Concludo questa mia omelia con una bellissima preghiera di san Gregorio Palamas rivolta alla Beata e Sempre Vergine Maria, Madre di Dio affinché lei e il vostro Angelo Custode, che vi è stato affidato dal giorno del vostro concepimento, vi guidino durante questo cammino di riflessione interiore. Affinché al termine, voi possiate, insieme ai pastori di Betlemme, lodare Dio con cuore puro e con una Fede salda, per suo Figlio che, all'interno di una stalla, si fece bambino per salvare l’umanità dai suoi peccati.
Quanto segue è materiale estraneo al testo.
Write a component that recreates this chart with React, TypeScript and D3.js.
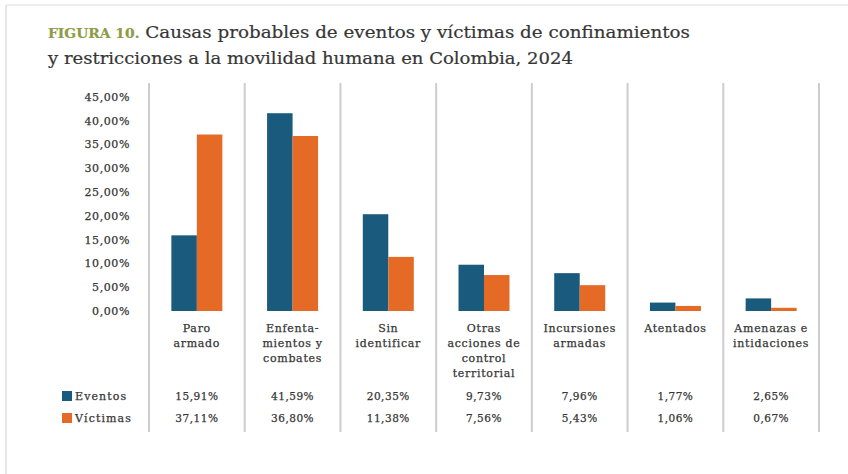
import React from "react";
import * as d3 from "d3";

const categories: string[][] = [
  ["Paro", "armado"],
  ["Enfenta-", "mientos y", "combates"],
  ["Sin", "identificar"],
  ["Otras", "acciones de", "control", "territorial"],
  ["Incursiones", "armadas"],
  ["Atentados"],
  ["Amenazas e", "intidaciones"],
];
const eventos = [15.91, 41.59, 20.35, 9.73, 7.96, 1.77, 2.65];
const victimas = [37.11, 36.8, 11.38, 7.56, 5.43, 1.06, 0.67];
const seriesNames = ["Eventos", "Víctimas"];
const yTicks = [0, 5, 10, 15, 20, 25, 30, 35, 40, 45];

const W = 848;
const H = 474;
const BLUE = "#1a5a7d";
const ORANGE = "#e56a26";
const GRID = "#cdcdcd";
const TEXT = "#363636";
const FONT = "'DejaVu Serif', 'Liberation Serif', serif";

const fmt = (v: number) => v.toFixed(2).replace(".", ",") + "%";

export default function App() {
  const keys = categories.map((_, i) => String(i));
  const x = d3.scaleBand<string>().domain(keys).range([149, 819]).paddingInner(0).paddingOuter(0);
  const y = d3.scaleLinear().domain([0, 45]).range([311, 97]);
  const bw = x.bandwidth();
  const x1 = d3.scaleBand<string>().domain(seriesNames).range([0, 51]);
  const series = [eventos, victimas];
  const colors = [BLUE, ORANGE];
  const edges = [...keys.map((k) => x(k)!), x.range()[1]];
  const small = { fontSize: 11, letterSpacing: 0.9, fill: TEXT, stroke: TEXT, strokeWidth: 0.25 };

  return (
    <svg
      width={W}
      height={H}
      style={{ position: "absolute", left: 0, top: 0, background: "#fff" }}
      fontFamily={FONT}
    >
      <rect x={0} y={0} width={W} height={H} fill="#fff" />
      <line x1={6} x2={W} y1={5} y2={5} stroke="#eeeeee" strokeWidth={2} />
      <line x1={6} x2={6} y1={5} y2={H} stroke="#e6e6e6" strokeWidth={2} />

      {/* Title */}
      <text x={48} y={38} fontSize={16.5} fill={TEXT} stroke={TEXT} strokeWidth={0.2} textLength={642} lengthAdjust="spacingAndGlyphs">
        <tspan fill="#8d9b46" stroke="#8d9b46" fontSize={12.5} fontWeight="bold">FIGURA 10.</tspan>
        <tspan> Causas probables de eventos y víctimas de confinamientos</tspan>
      </text>
      <text x={48} y={64} fontSize={16.5} fill={TEXT} stroke={TEXT} strokeWidth={0.2} textLength={525} lengthAdjust="spacingAndGlyphs">
        y restricciones a la movilidad humana en Colombia, 2024
      </text>

      {/* separators */}
      {edges.map((e, i) => (
        <line key={i} x1={e} x2={e} y1={83} y2={432} stroke={GRID} strokeWidth={2} />
      ))}

      {/* y ticks */}
      {yTicks.map((t) => (
        <text key={t} x={130} y={y(t)} dy="0.35em" textAnchor="end" {...small} letterSpacing={0.6}>
          {fmt(t)}
        </text>
      ))}

      {/* bars */}
      {keys.map((k, i) => {
        const cx = x(k)! + bw / 2;
        return (
          <g key={k}>
            {series.map((s, j) => (
              <rect
                key={j}
                x={cx - 25.5 + x1(seriesNames[j])!}
                y={y(s[i])}
                width={x1.bandwidth()}
                height={y(0) - y(s[i])}
                fill={colors[j]}
              />
            ))}
            {categories[i].map((line, li) => (
              <text
                key={li}
                x={cx}
                y={332 + li * 15}
                textAnchor="middle"
                {...small}
                letterSpacing={0.7}
              >
                {line}
              </text>
            ))}
            {series.map((s, j) => (
              <text
                key={"v" + j}
                x={cx}
                y={400 + j * 22}
                textAnchor="middle"
                {...small}
                fontSize={10.5}
                letterSpacing={0.5}
              >
                {fmt(s[i])}
              </text>
            ))}
          </g>
        );
      })}

      {/* legend */}
      {seriesNames.map((n, j) => (
        <g key={n}>
          <rect x={62} y={391 + j * 22} width={10} height={10} fill={colors[j]} />
          <text x={75} y={400 + j * 22} {...small} letterSpacing={1.1}>
            {n}
          </text>
        </g>
      ))}
    </svg>
  );
}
O pura e vergine Signora, / O senza macchia Madre di Dio R: Gioisci, O sposa non sposata! O Vergine Regina e Madre/ O sacro e rugiadoso vello O superno e trascendente cielo / O raggio della più radiante luce O gioia delle caste e vergine donne / che supera gli angeli O brillante luce celeste del cielo sovrastante / chiarissima e radiante Comandante in capo dei cieli superiori / O la più santa dei santi

O sempre vergine Maria / O Signora della creazione O sposa sempre pura e immacolata / O Signora tutta Santa O santa Maria, Sposa e Regina / e fonte della nostra gioia O nubile Regina, la più onorevole / O Madre sommamente santa Più preziosa dei cherubini / più gloriosa dei serafini Che supera Principati / i Domini i Troni e le Potenze

Gioisci, canzone dei cherubini / Gioisci, inno degli angeli. Gioisci, ode dei serafini / e gioia degli arcangeli Gioisci o pace; gioisci, O gioia / e cielo di salvezza O camera nunziale del Verbo / fragrante gemma che non sfiorisce

Gioisci, O delizia del paradiso / Gioisci, vita eterna Gioisci, O sacro albero della vita / e fonte di immortalità

Ti supplico, Signora/ Umilmente ti invoco O Regina di tutti, ti prego/ concedimi il tuo favore O immacolata e più onorata ancella/ O Signora Santissima [Ti invoco con fervore/ tu tempio santissimo] O tu mio aiuto, liberami/ dal male e da tutte le avversità E con le tue preghiere mostrami di essere/ un erede dell'immortalità.

Che Dio vi benedica sempre e vi ricolmi del suo Amore infinito.